Es a través de un chico de unos diez años, porteño, y durante la segunda parte de la década del 70 -una marca temporal insoslayable para cualquier obra artística argentina- que los lectores nos introducimos, paso a paso, plano a plano, detalle a detalle, en las peripecias que vive junto su madre, una joven mujer que con el transcurso de la narración uno va infirieron que está comprometida con la militancia política de su tiempo. No hay figura paterna ni otros familiares. Solo ellos dos, quienes viven en un departamento discreto, y al que se accede por un pasillo, en el que también vive una vecina, quien queda a cargo del nene cuando la muchacha muy bella se ausenta.

Una muchacha muy bella (Eterna Cadencia, 2013) retrata un mundo íntimo, en el que el nene da cuenta no solo de su tiempo, su universo, sino también del amor que siente por su madre, tan bella como inquietante.

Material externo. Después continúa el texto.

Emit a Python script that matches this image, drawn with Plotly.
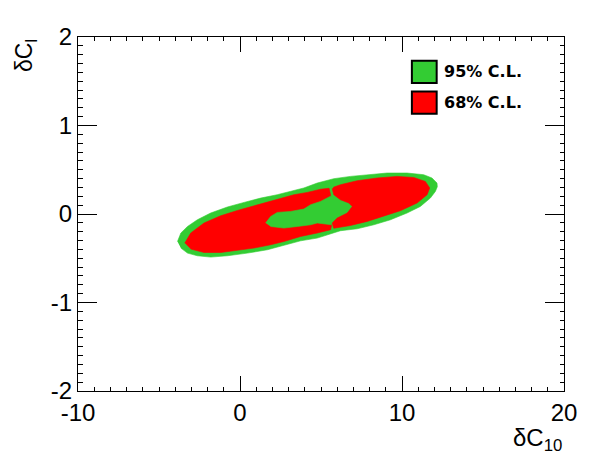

López escribe con una belleza deslumbrante. Puede dedicarle una página a la descripción de un vestido, un juego de vajilla, una postal, o cinco páginas a una de las pocas escenas que transcurren en el espacio público, en el Jardín Botánico de Palermo, con una precisión extrema, ya que explora el lenguaje en toda su dimensión, un asunto que para los que leemos y escribimos resulta ser un pizarrón a cielo abierto, y en muchos casos, la necesidad de ir a la biblioteca a buscar el diccionario.

El punto de vista del nene, construido por el narrador en un tiempo presente histórico, está muy bien logrado, a través de una prosa con destellos de destreza poética, y aparte muy ajustada, verosímil, con respecto a la sensibilidad del pequeño hijo de una militante que, a pesar de las urgencias, siempre tenía tiempo para arrodillarse, ponerse a la altura de sus ojos, y ofrecerle las palabras justas, darle un beso en la mejilla, o prometerle para el otro día el desayuno más sabroso del mundo.

No es nada sencillo ponerse en la piel de un chico y construir su mirada del mundo que uno tiene, goza o padece a esa edad, y más aun si se tiene en cuenta que ahí nomás, del otro lado de la puerta, acecha la muerte. Sin dudas la novela pasa a engrosar la lista de historias sobre la dictadura genocida del 76, junto a La casa de los conejos, de Laura Alcoba, o Kamchatka, de Marcelo Figueras, en las los y las narradoras son chicos de diez años, o menos.

López también tiene publicadas los libros La ilusión de los mamíferos (2018), El día inútil (2019) y Meteoro (2020).

Durante la mayor parte de la historia uno tiene la sensación de vamos hacia un final irremediablemente violento, ya que el terrorismo de Estado forma parte de nuestro inconsciente colectivo, y porque aparte el autor va tirando algunas pistas que permiten construir ese inequívoco final. Es en los dos últimos dos capítulos donde se devela la intriga, de una manera abrupta, quizá, cuando el chico ya es mayor de edad, y donde uno se queda siente en el pecho una sensación de vacío, o nostalgia, por no poder seguir pegado al hombo del nene.

También se produce un quiebre con el tono que caracterizó al texto hasta ese momento. Y es lógico, porque el narrador creció, dejó atrás esa infancia cargada de inocencia.

El texto arranca así: “Mi madre es una muchacha muy bella. Tenía la piel pálida y opaca, hasta podría aventurarme a decir que azulina, un destello que la hacía única y de una aristocracia natural, lejana a toda trivialidad mundana”.